Recognition of this problematic individualistic approach has led to some innovation and reform in primary research. For example, the Psychological Science Accelerator developed a distributed laboratory network that coordinates multi-site data collection on democratically selected research ideas (Moshontz et al., 2018). However, such developments have not yet been applied in evidence synthesis. This is surprising given the increasing prevalence of systematic reviews and meta-analyses in the published literature over the past several decades (Davis et al., 2014).

This paper presents a collaborative approach to evidence synthesis devised from the realization of overlapping efforts in the social-emotional learning space. One team received funding to conduct a systematic review that, within the first project year, they discovered from a Registered Report was already being conducted (and nearing completion) by an independent team of scholars. Rather than drastically pivoting topics, or lamenting their misfortune at being “scooped,” the two teams are now collaborating to address pressing questions raised by the (now published) review while utilizing their screened and coded data.

This incremental approach has not been without challenges–both practical (for example, how to supplement the existing literature search with new terms specific to the collaborative review) and philosophical (for example, determining what constitutes a standalone contribution but maintains sufficient overlap with the existing review to utilize the screened and coded data). Furthermore, with limited recognition for collaborative work, we face uncertainty in how our project will be received within the academic community. Nonetheless, our approach has already highlighted several advantages of collaborative evidence synthesis. By merging project teams, we have gained valuable insights and diverse project expertise. By building closely on the existing review, we are directly and expediently addressing the most pressing questions raised by the published report. By utilizing existing data, we are optimizing efficiency and maximizing the return on investment to our funders.

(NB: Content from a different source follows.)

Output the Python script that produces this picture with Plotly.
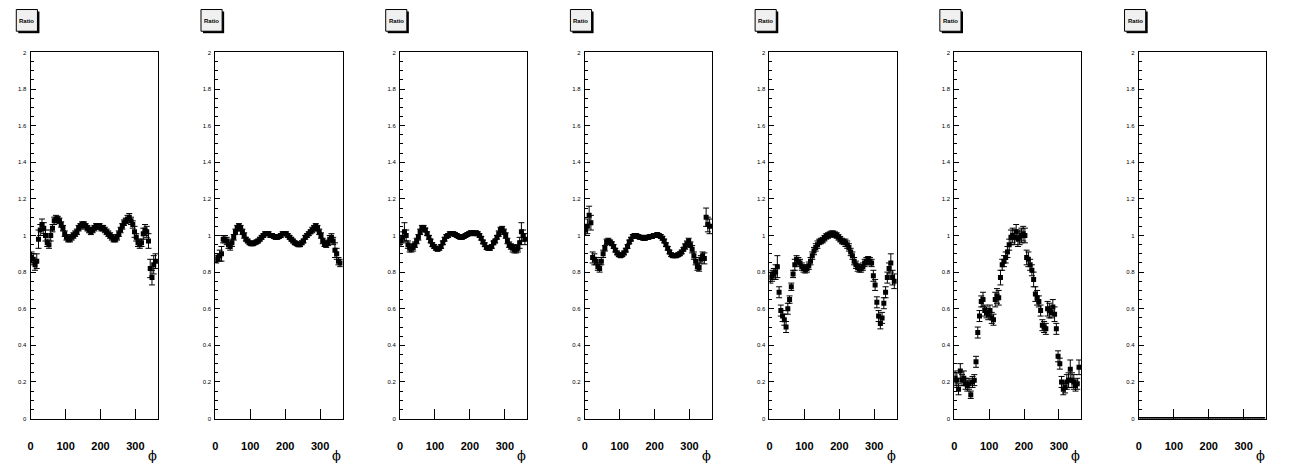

Although we are encouraged and energized by the success of our collaboration so far, many questions remain. How can we, as evidence synthesists, approach review topics more granularly to build on each other’s findings and utilize existing data? How can open science practices, such as Registered Reports, data sharing, and open materials, be applied more routinely to increase the visibility of in-progress synthesis projects? How can existing incentive structures be modified to acknowledge and reward multi-team-based review work? Lessons learned–and questions raised–from our project will be discussed to help guide the future of collaborative evidence synthesis.